### Goal
Which lines have the string "chart"? Copy all of them from the entries below.

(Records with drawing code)
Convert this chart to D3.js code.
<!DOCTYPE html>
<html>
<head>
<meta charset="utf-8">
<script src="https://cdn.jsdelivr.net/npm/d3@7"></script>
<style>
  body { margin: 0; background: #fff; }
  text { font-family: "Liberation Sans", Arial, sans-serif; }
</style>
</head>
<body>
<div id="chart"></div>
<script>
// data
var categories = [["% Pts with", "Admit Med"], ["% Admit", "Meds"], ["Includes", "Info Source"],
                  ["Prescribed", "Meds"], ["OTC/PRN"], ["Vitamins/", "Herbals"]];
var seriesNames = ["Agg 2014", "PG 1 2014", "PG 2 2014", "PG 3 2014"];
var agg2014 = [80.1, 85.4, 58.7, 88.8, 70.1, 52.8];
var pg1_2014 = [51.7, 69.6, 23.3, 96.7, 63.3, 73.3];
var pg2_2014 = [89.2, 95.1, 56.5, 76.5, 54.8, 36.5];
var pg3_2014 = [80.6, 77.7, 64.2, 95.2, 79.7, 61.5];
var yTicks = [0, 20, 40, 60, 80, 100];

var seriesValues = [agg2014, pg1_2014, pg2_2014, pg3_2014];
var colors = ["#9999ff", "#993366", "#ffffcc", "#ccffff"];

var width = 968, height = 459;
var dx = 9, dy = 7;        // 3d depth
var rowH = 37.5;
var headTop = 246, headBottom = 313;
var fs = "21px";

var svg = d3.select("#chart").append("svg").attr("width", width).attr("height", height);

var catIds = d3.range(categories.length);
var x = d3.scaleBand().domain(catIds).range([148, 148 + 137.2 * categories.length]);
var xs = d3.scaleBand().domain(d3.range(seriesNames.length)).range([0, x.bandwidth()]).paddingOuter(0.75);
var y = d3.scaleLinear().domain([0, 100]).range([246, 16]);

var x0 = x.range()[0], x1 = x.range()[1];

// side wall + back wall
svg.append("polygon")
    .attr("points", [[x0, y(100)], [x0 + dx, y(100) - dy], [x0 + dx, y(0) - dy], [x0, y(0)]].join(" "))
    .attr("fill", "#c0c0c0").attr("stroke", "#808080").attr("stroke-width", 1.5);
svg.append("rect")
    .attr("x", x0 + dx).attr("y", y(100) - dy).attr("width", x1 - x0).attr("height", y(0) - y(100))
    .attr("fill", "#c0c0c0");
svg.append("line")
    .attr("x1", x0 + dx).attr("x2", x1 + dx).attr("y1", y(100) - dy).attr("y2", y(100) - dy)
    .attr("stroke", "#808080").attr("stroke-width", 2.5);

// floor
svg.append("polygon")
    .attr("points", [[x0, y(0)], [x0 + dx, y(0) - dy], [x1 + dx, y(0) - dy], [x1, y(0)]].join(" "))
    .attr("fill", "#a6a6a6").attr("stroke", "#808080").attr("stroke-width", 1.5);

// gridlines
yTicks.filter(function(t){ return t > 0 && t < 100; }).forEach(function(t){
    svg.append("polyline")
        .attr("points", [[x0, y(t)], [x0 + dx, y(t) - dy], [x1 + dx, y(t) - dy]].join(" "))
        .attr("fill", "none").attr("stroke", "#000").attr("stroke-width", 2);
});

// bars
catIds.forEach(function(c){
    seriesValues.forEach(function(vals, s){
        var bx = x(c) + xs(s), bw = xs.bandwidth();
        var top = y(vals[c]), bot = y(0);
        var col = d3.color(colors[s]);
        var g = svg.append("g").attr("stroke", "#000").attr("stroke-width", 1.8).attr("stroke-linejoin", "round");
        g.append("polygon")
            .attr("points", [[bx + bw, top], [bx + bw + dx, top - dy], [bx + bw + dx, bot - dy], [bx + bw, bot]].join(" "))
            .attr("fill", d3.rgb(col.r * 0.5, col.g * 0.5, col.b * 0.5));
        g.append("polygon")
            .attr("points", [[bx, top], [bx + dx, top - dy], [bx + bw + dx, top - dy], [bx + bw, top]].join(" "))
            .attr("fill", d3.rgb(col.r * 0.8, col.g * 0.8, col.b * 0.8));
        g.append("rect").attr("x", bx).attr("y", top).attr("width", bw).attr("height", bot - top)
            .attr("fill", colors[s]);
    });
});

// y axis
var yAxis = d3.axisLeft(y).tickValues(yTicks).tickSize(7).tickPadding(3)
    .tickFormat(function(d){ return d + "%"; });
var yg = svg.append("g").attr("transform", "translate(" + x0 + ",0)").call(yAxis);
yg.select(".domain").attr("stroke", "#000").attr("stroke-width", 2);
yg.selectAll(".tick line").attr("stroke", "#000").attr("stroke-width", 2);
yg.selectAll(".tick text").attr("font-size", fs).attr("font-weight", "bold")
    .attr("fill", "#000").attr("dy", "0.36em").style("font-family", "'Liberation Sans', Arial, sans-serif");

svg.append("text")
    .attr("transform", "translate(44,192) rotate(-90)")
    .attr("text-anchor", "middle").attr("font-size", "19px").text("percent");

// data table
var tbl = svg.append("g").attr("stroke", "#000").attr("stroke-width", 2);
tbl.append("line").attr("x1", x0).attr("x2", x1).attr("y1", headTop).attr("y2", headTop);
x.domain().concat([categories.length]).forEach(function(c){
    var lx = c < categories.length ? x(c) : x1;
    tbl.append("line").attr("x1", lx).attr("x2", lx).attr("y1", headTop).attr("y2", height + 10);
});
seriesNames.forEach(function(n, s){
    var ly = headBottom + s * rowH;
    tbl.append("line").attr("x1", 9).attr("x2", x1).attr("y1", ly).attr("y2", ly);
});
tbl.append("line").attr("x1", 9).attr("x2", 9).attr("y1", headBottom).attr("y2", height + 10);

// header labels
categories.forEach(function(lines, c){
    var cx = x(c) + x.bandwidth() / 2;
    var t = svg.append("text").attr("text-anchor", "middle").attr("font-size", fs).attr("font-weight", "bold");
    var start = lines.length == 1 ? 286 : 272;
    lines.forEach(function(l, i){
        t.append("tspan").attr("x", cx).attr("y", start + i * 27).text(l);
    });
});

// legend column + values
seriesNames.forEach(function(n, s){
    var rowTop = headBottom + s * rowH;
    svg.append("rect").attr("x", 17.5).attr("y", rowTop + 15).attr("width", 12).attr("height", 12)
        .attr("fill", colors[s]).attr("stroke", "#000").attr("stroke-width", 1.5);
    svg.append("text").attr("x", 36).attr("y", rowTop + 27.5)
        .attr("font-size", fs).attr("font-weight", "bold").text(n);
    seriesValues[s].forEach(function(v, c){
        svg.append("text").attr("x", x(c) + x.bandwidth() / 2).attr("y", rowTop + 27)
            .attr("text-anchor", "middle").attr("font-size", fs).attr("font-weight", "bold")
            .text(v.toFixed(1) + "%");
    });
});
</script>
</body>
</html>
* * *
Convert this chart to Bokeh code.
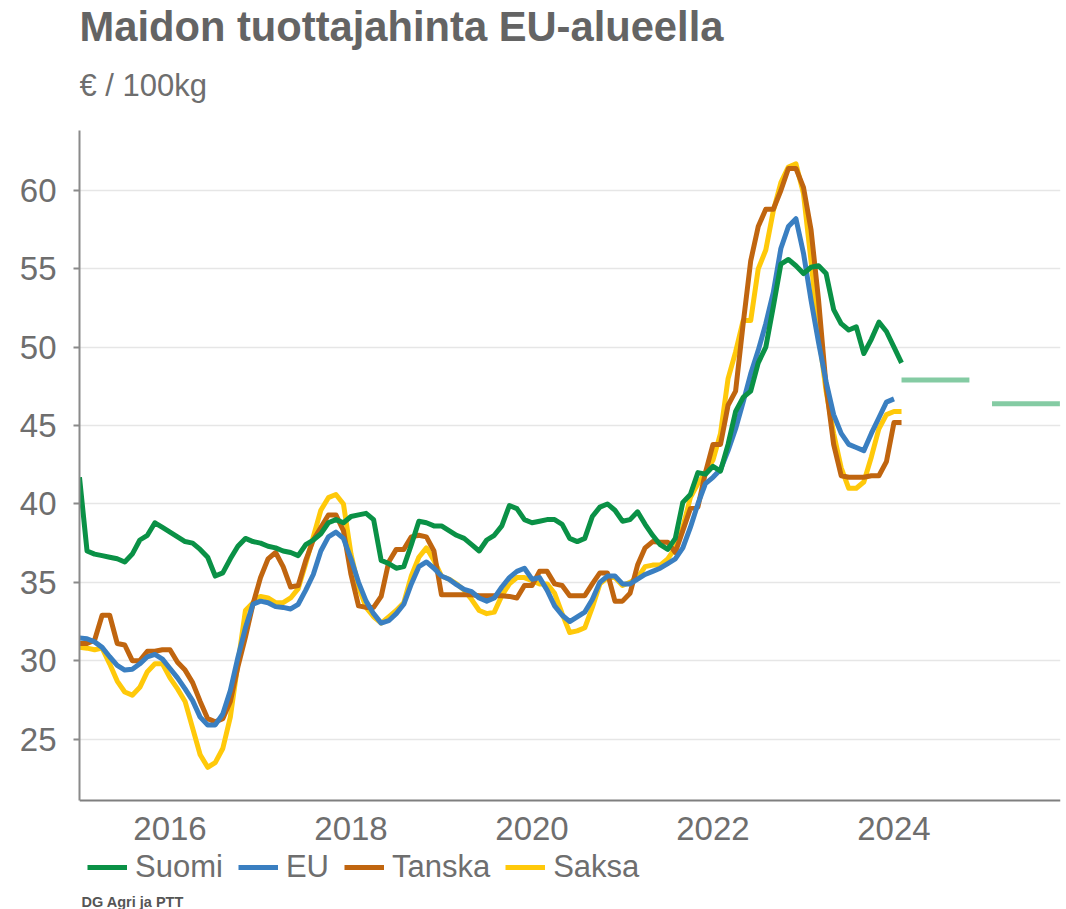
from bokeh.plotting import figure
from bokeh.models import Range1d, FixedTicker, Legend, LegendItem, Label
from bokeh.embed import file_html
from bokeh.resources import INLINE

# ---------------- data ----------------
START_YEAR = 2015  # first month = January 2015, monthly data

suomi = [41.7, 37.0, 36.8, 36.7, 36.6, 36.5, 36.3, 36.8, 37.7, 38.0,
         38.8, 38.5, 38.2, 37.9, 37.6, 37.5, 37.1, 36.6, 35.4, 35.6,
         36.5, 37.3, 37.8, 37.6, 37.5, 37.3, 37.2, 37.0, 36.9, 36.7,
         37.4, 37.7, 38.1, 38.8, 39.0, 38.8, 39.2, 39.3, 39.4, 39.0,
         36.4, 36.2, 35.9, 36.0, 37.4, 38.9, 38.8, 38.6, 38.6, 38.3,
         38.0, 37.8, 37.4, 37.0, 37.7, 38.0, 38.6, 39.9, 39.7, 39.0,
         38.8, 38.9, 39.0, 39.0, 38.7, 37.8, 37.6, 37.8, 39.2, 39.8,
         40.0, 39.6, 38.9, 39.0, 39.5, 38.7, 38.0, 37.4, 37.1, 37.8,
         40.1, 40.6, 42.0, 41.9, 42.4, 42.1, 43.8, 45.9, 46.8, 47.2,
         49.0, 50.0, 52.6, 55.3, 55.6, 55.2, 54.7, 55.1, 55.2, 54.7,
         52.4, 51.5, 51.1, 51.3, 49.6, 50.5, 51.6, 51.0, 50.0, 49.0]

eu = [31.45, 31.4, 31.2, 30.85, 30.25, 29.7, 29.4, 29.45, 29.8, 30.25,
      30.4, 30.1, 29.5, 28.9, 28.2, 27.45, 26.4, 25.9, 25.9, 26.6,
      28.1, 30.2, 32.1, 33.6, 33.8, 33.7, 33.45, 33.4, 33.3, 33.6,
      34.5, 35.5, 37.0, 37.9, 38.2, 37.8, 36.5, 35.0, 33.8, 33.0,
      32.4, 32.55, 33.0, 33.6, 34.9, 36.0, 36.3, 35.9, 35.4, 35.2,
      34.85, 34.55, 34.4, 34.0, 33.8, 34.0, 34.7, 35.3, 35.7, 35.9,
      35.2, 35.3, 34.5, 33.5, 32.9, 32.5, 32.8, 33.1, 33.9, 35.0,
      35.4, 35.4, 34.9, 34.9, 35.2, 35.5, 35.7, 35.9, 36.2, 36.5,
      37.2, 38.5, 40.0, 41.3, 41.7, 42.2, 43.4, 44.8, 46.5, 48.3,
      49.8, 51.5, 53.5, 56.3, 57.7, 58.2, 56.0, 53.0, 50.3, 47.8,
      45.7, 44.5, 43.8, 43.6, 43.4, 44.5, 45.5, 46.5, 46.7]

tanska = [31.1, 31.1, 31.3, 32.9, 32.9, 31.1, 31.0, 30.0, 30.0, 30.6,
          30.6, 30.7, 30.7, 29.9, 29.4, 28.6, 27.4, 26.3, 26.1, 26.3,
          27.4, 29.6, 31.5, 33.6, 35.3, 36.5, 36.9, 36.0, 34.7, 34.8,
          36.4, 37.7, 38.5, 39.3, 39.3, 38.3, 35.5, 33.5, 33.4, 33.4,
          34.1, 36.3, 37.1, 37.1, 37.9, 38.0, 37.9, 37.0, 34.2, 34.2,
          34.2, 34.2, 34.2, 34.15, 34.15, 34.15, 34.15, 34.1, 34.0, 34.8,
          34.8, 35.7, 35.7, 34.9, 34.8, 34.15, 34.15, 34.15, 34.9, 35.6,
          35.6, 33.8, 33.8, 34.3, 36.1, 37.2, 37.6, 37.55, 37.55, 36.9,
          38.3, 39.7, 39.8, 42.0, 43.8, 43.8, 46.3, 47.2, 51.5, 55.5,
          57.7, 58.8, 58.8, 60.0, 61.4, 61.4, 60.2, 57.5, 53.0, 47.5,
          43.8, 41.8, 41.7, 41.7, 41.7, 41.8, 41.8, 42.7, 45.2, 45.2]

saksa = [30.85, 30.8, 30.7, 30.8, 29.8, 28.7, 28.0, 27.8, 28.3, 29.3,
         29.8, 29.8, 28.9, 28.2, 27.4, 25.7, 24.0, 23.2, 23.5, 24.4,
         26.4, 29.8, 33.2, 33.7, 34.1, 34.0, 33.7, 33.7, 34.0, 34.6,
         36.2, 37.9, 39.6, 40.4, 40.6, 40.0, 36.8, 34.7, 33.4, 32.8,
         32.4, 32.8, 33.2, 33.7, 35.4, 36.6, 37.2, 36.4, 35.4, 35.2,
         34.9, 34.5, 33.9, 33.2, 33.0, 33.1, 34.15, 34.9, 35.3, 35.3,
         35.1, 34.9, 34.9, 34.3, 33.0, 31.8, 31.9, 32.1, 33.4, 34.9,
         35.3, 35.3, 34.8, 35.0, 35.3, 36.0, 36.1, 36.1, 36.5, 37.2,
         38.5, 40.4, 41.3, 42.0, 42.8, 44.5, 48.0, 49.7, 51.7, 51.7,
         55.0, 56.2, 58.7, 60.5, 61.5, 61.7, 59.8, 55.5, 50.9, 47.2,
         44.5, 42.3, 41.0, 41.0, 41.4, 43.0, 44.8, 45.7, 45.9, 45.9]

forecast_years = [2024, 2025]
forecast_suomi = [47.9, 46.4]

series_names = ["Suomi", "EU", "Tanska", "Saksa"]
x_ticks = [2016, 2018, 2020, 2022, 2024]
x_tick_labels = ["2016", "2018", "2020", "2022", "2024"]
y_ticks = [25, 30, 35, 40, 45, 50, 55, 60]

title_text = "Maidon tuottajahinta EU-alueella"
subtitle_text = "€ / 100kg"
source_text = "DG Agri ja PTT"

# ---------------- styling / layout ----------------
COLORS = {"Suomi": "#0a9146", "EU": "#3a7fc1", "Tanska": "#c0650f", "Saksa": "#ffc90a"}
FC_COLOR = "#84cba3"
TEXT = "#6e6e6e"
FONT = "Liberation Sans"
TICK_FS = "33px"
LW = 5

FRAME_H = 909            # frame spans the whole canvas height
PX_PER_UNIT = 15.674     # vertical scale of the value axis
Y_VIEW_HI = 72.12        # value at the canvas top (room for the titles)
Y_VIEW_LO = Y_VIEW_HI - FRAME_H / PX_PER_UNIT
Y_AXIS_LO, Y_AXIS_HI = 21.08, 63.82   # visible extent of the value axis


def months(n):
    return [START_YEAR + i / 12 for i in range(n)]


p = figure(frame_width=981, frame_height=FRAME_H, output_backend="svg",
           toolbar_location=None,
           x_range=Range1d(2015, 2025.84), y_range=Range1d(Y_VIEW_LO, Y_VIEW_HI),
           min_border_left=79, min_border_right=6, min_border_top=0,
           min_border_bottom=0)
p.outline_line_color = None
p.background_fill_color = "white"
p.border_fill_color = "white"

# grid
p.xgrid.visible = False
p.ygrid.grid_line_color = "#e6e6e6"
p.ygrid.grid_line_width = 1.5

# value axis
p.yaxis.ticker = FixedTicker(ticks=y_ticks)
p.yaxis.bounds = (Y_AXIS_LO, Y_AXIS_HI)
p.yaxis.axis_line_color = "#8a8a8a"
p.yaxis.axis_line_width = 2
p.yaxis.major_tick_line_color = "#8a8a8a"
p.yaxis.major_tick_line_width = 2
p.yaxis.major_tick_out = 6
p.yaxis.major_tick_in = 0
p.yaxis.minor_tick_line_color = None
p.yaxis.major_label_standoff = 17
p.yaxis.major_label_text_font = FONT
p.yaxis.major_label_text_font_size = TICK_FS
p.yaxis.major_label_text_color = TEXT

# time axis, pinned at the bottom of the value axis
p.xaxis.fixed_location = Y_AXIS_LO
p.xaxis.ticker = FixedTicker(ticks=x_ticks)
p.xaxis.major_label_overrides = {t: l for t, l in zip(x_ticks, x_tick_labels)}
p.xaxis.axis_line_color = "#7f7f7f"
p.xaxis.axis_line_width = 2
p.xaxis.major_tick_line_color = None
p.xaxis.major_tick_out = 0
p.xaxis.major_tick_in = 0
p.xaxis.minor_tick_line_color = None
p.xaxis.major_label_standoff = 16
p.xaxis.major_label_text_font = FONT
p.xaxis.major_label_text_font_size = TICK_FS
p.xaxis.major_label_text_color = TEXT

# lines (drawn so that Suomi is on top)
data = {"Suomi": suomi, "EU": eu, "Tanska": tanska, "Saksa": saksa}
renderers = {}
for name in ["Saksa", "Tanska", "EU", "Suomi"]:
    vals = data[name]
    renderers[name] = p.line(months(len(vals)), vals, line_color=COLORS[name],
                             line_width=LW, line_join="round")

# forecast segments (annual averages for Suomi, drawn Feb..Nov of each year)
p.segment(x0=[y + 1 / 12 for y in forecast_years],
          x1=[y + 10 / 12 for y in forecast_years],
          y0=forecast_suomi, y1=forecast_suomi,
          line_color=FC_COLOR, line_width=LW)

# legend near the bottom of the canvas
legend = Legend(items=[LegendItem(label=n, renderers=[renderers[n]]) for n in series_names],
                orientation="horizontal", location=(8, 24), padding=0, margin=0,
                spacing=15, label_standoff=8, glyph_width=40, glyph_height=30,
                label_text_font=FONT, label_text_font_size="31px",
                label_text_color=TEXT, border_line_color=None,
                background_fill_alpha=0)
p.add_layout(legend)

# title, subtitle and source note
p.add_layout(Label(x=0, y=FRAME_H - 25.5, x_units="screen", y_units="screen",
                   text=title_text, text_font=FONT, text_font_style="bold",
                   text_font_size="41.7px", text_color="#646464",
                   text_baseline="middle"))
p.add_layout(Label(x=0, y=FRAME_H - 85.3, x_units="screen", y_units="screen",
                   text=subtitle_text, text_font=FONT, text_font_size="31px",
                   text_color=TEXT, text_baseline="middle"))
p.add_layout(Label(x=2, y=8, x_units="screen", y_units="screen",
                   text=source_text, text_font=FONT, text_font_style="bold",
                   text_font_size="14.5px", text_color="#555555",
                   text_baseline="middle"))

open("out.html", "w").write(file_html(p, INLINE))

### The answer
Convert this chart to D3.js code.
<div id="chart"></div>
var svg = d3.select("#chart").append("svg").attr("width", width).attr("height", height);
Convert this chart to Bokeh code.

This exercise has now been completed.